Deep in the Lehigh Valley live the Bonshaks, a family whose name comes up often in conversations about muscle, hustle and heart.
There’s Erin, ’14, Matt, ’17, and Ryan, ’18, all Lehigh student-athletes. Youngest daughter Cara is set to play field hockey at Michigan State University and an oldest son, Ryuta, plays baseball at Bloomsburg University.
The Bonshak household has a saying: “Do your best and the rest will take care of itself.”
Matt Bonshak put the motto to the test this past year when he made an unprecedented transition from Lehigh baseball player to Lehigh wrestler.
In the fall of his sophomore year, the outfielder returned to Lehigh ready to play baseball with his younger brother Ryan Bonshak, who had just begun at Lehigh as a catcher for the team.
“When I first came in I thought, ‘Oh this is the greatest thing in the world, I’m playing with my brother. It’s just like our childhood,’” Ryan Bonshak said.
But first came tryouts, a requirement for every player, every year. Nothing was a guarantee for Matt Bonshak, who had been a walk-on and saw action in only two games his freshman season. When the days of sun and sweat commenced, Matt Bonshak was not one of the 35 names listed on the roster.
The brothers, who were once co-captains in high school at Whitehall, would never play baseball together again.
For the other players that were cut, this was the end of their Lehigh Athletics career. It could have easily have been the end for Matt Bonshak as well.
But it wasn’t.
Baseball coach Sean Leary pulled him aside and said an opportunity with the wrestling program might be on the horizon for him. Two weeks later his phone rang with an offer to walk-on for the team.
This wasn’t the first time Matt Bonshak found himself on wrestling coach Pat Santoro’s radar.
Santoro had his eye on Bonshak back at Whitehall where he was an award-winning wrestler and three-sport varsity athlete.
“We watched him and knew he was a talented wrestler,” said Santoro. “But we also knew he wanted to play baseball, so we backed off.”

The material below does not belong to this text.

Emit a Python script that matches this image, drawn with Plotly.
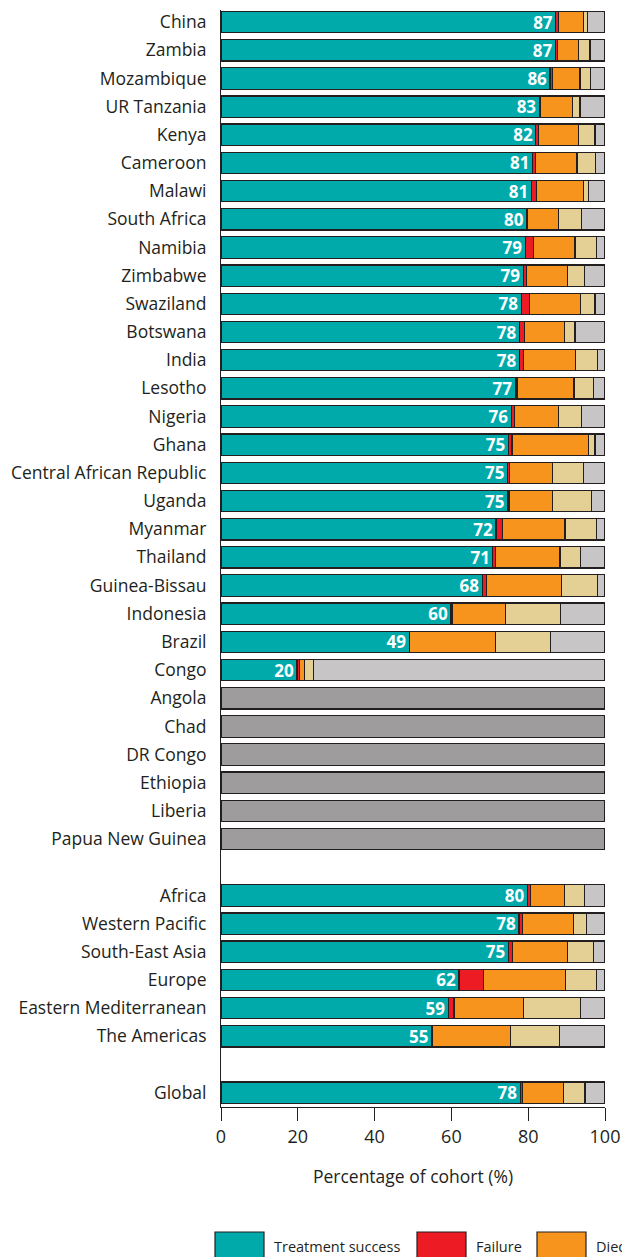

Standing at 5 feet 8 inches and 157 pounds, Matt Bonshak said he now realizes his body is better suited for wrestling than baseball. Santoro agreed. But he also knew that Matt Bonshak was a man worth recruiting not just for his physicality but for his character.

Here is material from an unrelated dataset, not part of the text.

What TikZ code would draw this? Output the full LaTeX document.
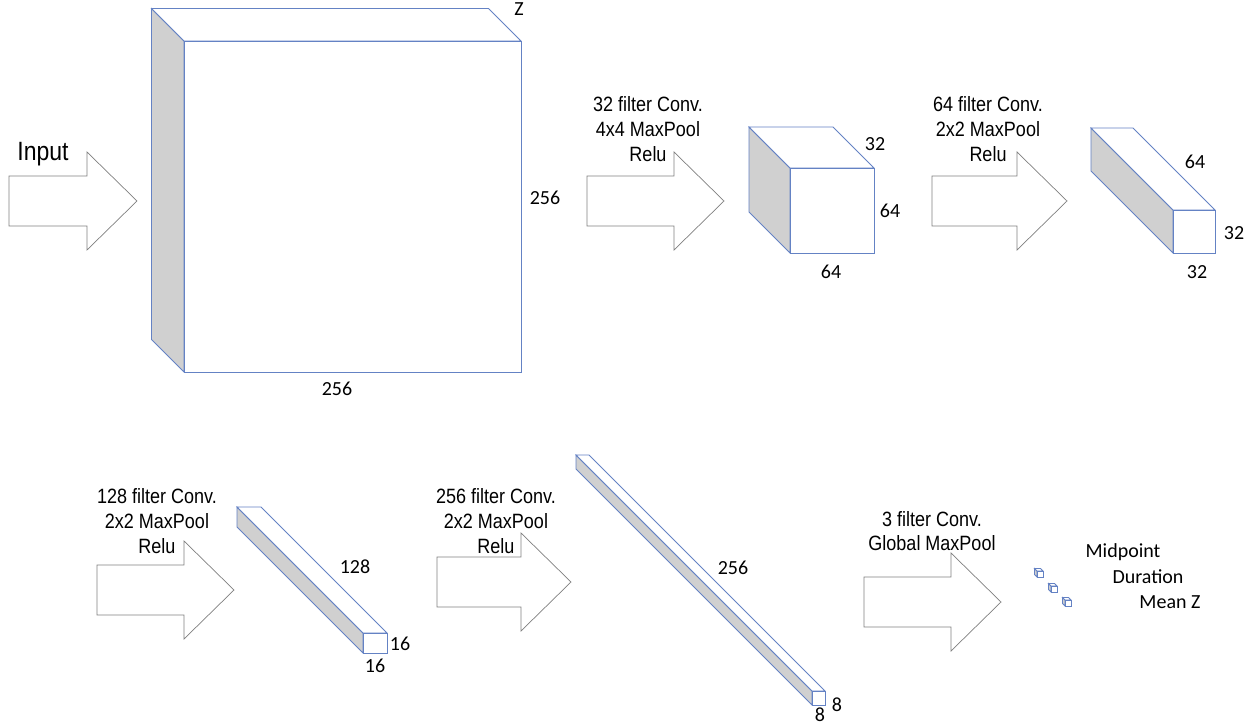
\documentclass[tikz,border=0pt]{standalone}
\usepackage{fontspec}
\setmainfont{Carlito}
\newfontfamily\arialf{Liberation Sans}
\usepackage{graphicx}
\definecolor{edgeblue}{HTML}{6482C4}
\definecolor{sidegray}{HTML}{D0D0D0}
\definecolor{arrgray}{HTML}{808080}
\newcommand{\tallt}[1]{\scalebox{1}[1.15]{#1}}
% cube: front face (x1,y1)-(x2,y2), depth d (towards upper left)
\newcommand{\mkcube}[5]{%
  \filldraw[cubeedge, fill=sidegray] (#1-#5,#2-#5) -- (#1,#2) -- (#1,#4) -- (#1-#5,#4-#5) -- cycle;
  \filldraw[cubeedge, fill=white] (#1-#5,#2-#5) -- (#3-#5,#2-#5) -- (#3,#2) -- (#1,#2) -- cycle;
  \filldraw[cubeedge, fill=white] (#1,#2) rectangle (#3,#4);
}
% block arrow: left x, centre y, tip x
\newcommand{\barrow}[3]{%
  \filldraw[blockarrow] (#1,#2-25) -- (#3-50,#2-25) -- (#3-50,#2-49) -- (#3,#2)
    -- (#3-50,#2+49) -- (#3-50,#2+25) -- (#1,#2+25) -- cycle;
}
\tikzset{
  cubeedge/.style={draw=edgeblue, line width=0.8pt, line join=miter},
  blockarrow/.style={draw=arrgray, fill=white, line width=0.7pt},
  num/.style={inner sep=0pt, font=\fontsize{20}{24}\selectfont},
  conv/.style={inner sep=0pt, anchor=base, font=\arialf\fontsize{18}{21}\selectfont},
}
\begin{document}
\begin{tikzpicture}[x=1pt, y=-1pt]
\useasboundingbox (0,0) rectangle (1256,727);
\fill[white] (0,0) rectangle (1256,727);

% ---- arrows ----
\barrow{9}{201}{137}
\barrow{587}{201}{724}
\barrow{932}{201}{1067}
\barrow{97}{590}{234}
\barrow{437}{582}{571}
\barrow{864}{602}{1001}

% ---- cubes ----
\mkcube{184}{41}{521}{372}{32.5}
\mkcube{790}{168}{874}{253}{41}
\mkcube{1173}{210}{1215}{253}{82}
\mkcube{363}{633}{387}{653}{126}
\mkcube{812}{691}{825}{705}{236}
\mkcube{1037}{571}{1043}{577}{2.5}
\mkcube{1051}{586}{1057}{592}{2.5}
\mkcube{1065}{600}{1071}{606}{2.5}

% ---- arrow labels ----
\node[conv, font=\arialf\fontsize{23}{26}\selectfont] (inp) at (43,161) {\tallt{Input}};

\node[conv] (a1l1) at (648,112) {\tallt{32 filter Conv.}};
\node[conv] (a1l2) at (648,137) {\tallt{4x4 MaxPool}};
\node[conv] (a1l3) at (648,162) {\tallt{Relu}};

\node[conv] (a2l1) at (988,112) {\tallt{64 filter Conv.}};
\node[conv] (a2l2) at (988,137) {\tallt{2x2 MaxPool}};
\node[conv] (a2l3) at (988,162) {\tallt{Relu}};

\node[conv] (a3l1) at (157,503) {\tallt{128 filter Conv.}};
\node[conv] (a3l2) at (157,528) {\tallt{2x2 MaxPool}};
\node[conv] (a3l3) at (157,553) {\tallt{Relu}};

\node[conv] (a4l1) at (496,503) {\tallt{256 filter Conv.}};
\node[conv] (a4l2) at (496,528) {\tallt{2x2 MaxPool}};
\node[conv] (a4l3) at (496,553) {\tallt{Relu}};

\node[conv] (a5l1) at (932,526) {\tallt{3 filter Conv.}};
\node[conv] (a5l2) at (932,550) {\tallt{Global MaxPool}};

% ---- dimension labels ----
\node[num] (z) at (519,9) {Z};
\node[num] (b1r) at (545,198) {256};
\node[num] (b1b) at (337,389) {256};

\node[num] (c2d) at (875,144) {32};
\node[num] (c2r) at (890,211) {64};
\node[num] (c2b) at (831,272) {64};

\node[num] (c3d) at (1195,162) {64};
\node[num] (c3r) at (1234,233) {32};
\node[num] (c3b) at (1197,272) {32};

\node[num] (c4d) at (355,567) {128};
\node[num] (c4r) at (400,644) {16};
\node[num] (c4b) at (375,666) {16};

\node[num] (c5d) at (733,568) {256};
\node[num] (c5r) at (837,705) {8};
\node[num] (c5b) at (820,715) {8};

\node[num] (o1) at (1123,552) {Midpoint};
\node[num] (o2) at (1148,577) {Duration};
\node[num] (o3) at (1170,602) {Mean Z};
\end{tikzpicture}
\end{document}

He belongs to the Student Athlete Council and C.O.A.C.H., a community service program. He invests himself in his civil engineering courses, his nose often buried in a book. And when his jokes elicit laughter, he shakes his head and says, “You’ve got to meet my brother. He’s the funny one.”
“Every day he walks in the room with a smile on his face and kind of lifts everyone up,” Santoro said. “He’s a pretty special kid. It’s in his fiber and his DNA.”

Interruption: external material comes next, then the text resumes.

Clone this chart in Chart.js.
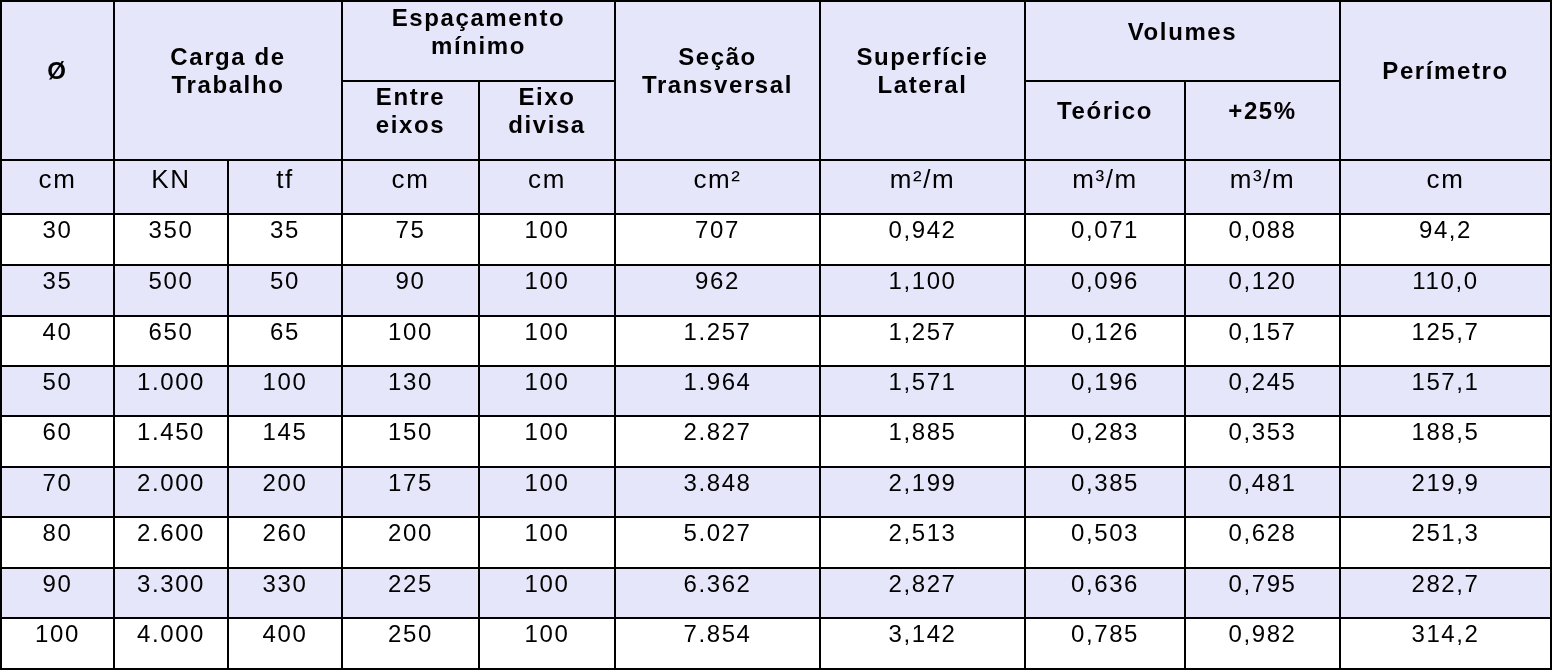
<!DOCTYPE html>
<html><head><meta charset="utf-8">
<script src="https://cdn.jsdelivr.net/npm/chart.js@4"></script>
<style>html,body{margin:0;padding:0;background:#fff}#w{width:1552px;height:670px}</style>
</head><body><div id="w"><canvas id="c" width="1552" height="670"></canvas></div>
<script>
const diametro=[30,35,40,50,60,70,80,90,100];
const cargaKN=[350,500,650,1000,1450,2000,2600,3300,4000];
const cargaTf=[35,50,65,100,145,200,260,330,400];
const entreEixos=[75,90,100,130,150,175,200,225,250];
const eixoDivisa=[100,100,100,100,100,100,100,100,100];
const secao=[707,962,1257,1964,2827,3848,5027,6362,7854];
const superficie=[0.942,1.100,1.257,1.571,1.885,2.199,2.513,2.827,3.142];
const volTeorico=[0.071,0.096,0.126,0.196,0.283,0.385,0.503,0.636,0.785];
const vol25=[0.088,0.120,0.157,0.245,0.353,0.481,0.628,0.795,0.982];
const perimetro=[94.2,110.0,125.7,157.1,188.5,219.9,251.3,282.7,314.2];
const unidades=['cm','KN','tf','cm','cm','cm²','m²/m','m³/m','m³/m','cm'];
const decimais=[0,0,0,0,0,0,3,3,3,1];
const colunas=[diametro,cargaKN,cargaTf,entreEixos,eixoDivisa,secao,superficie,volTeorico,vol25,perimetro];

const colX=[1,114,228,342,479,615,820,1025,1185,1340,1551];
const rowY=[1,160,214,265,316,366,416,467,517,568,618,669];
const midY=81;
const LAV='#e6e6fa';

function fmt(v,d){
  let s=v.toFixed(d);let [i,f]=s.split('.');
  i=i.replace(/\B(?=(\d{3})+(?!\d))/g,'.');
  return f?i+','+f:i;
}
const headers=[
  [0,1,0,160,['Ø']],[1,3,0,160,['Carga de','Trabalho']],
  [3,5,0,81,['Espaçamento','mínimo']],[3,4,81,160,['Entre','eixos']],[4,5,81,160,['Eixo','divisa']],
  [5,6,0,160,['Seção','Transversal']],[6,7,0,160,['Superfície','Lateral']],
  [7,9,0,81,['Volumes']],[7,8,81,160,['Teórico']],[8,9,81,160,['+25%']],
  [9,10,0,160,['Perímetro']]
];
const tablePlugin={id:'table',afterDraw(ch){
  const ctx=ch.ctx,X=ch.scales.x,Y=ch.scales.y;
  const px=v=>X.getPixelForValue(v),py=v=>Y.getPixelForValue(v);
  ctx.save();ctx.lineWidth=2;ctx.strokeStyle='#000';ctx.fillStyle='#000';
  ctx.textAlign='center';ctx.textBaseline='middle';
  try{ctx.letterSpacing='1.6px';}catch(e){}
  function cell(x0,x1,y0,y1,fill,lines,font,dy){
    const a=px(x0),b=px(x1),t=py(y0),u=py(y1);
    ctx.fillStyle=fill;ctx.fillRect(a,t,b-a,u-t);
    ctx.strokeRect(a,t,b-a,u-t);
    ctx.fillStyle='#000';ctx.font=font;
    const cx=(a+b)/2,cy=(t+u)/2+dy,lh=28;
    lines.forEach((l,i)=>ctx.fillText(l,cx,cy+(i-(lines.length-1)/2)*lh));
  }
  headers.forEach(h=>{
    const y0=h[2]===0?rowY[0]:midY, y1=h[3]===160?rowY[1]:midY;
    cell(colX[h[0]],colX[h[1]],y0,y1,LAV,h[4],'bold 24px "Liberation Sans"',-8);
  });
  unidades.forEach((u,c)=>cell(colX[c],colX[c+1],rowY[1],rowY[2],LAV,[u],'26px "Liberation Sans"',-6));
  diametro.forEach((_,r)=>{
    colunas.forEach((col,c)=>cell(colX[c],colX[c+1],rowY[r+2],rowY[r+3],r%2?LAV:'#fff',[fmt(col[r],decimais[c])],'24px "Liberation Sans"',-8));
  });
  ctx.restore();
}};
new Chart(document.getElementById('c'),{type:'scatter',data:{datasets:[{data:[]}]},
  options:{responsive:false,animation:false,devicePixelRatio:1,layout:{padding:0},
    plugins:{legend:{display:false},tooltip:{enabled:false}},
    scales:{x:{type:'linear',min:0,max:1552,display:false},y:{type:'linear',min:0,max:670,reverse:true,display:false}}},
  plugins:[tablePlugin]});
</script></body></html>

But Matt Bonshak wasn’t sure that he wanted to dive back into the dizzying tango of student and athlete. Wrestling had added dietary and training demands that would only increase his life’s already accelerated tempo.
He weighed the options with his family and sought counsel from friends on the baseball and wrestling team. At the end though, the advice all boiled down to the same answer.
“They said you have to do what’s going to make you happy in four years,” Matt Bonshak said.
A few days later, Santoro’s phone rang.
“Yes, I’m all in,” Matt Bonshak said from the other end.
And since then, Santoro said, he has been all in.
The coaching staff worked him into drills and practices slowly. He learned to change his eating and workout habits and built relationships with his teammates. He adjusted his lifestyle to include both his baseball past and his wrestling future, visiting the baseball diamond in the spring.
He finished with a 4-5 record after competing in Wilkes Open, Shorty Hitchcock Classic and Edinboro Open last season. Santoro expects to see solid performances from him this season now that he has a year of college wrestling under his belt.
Matt Bonshak doesn’t come in with expectations for himself though.
“As long as I’m trying to do the right things and be the best person I can be, I think the rest will take care of itself,” he said. “And that’s all that I can ask for.”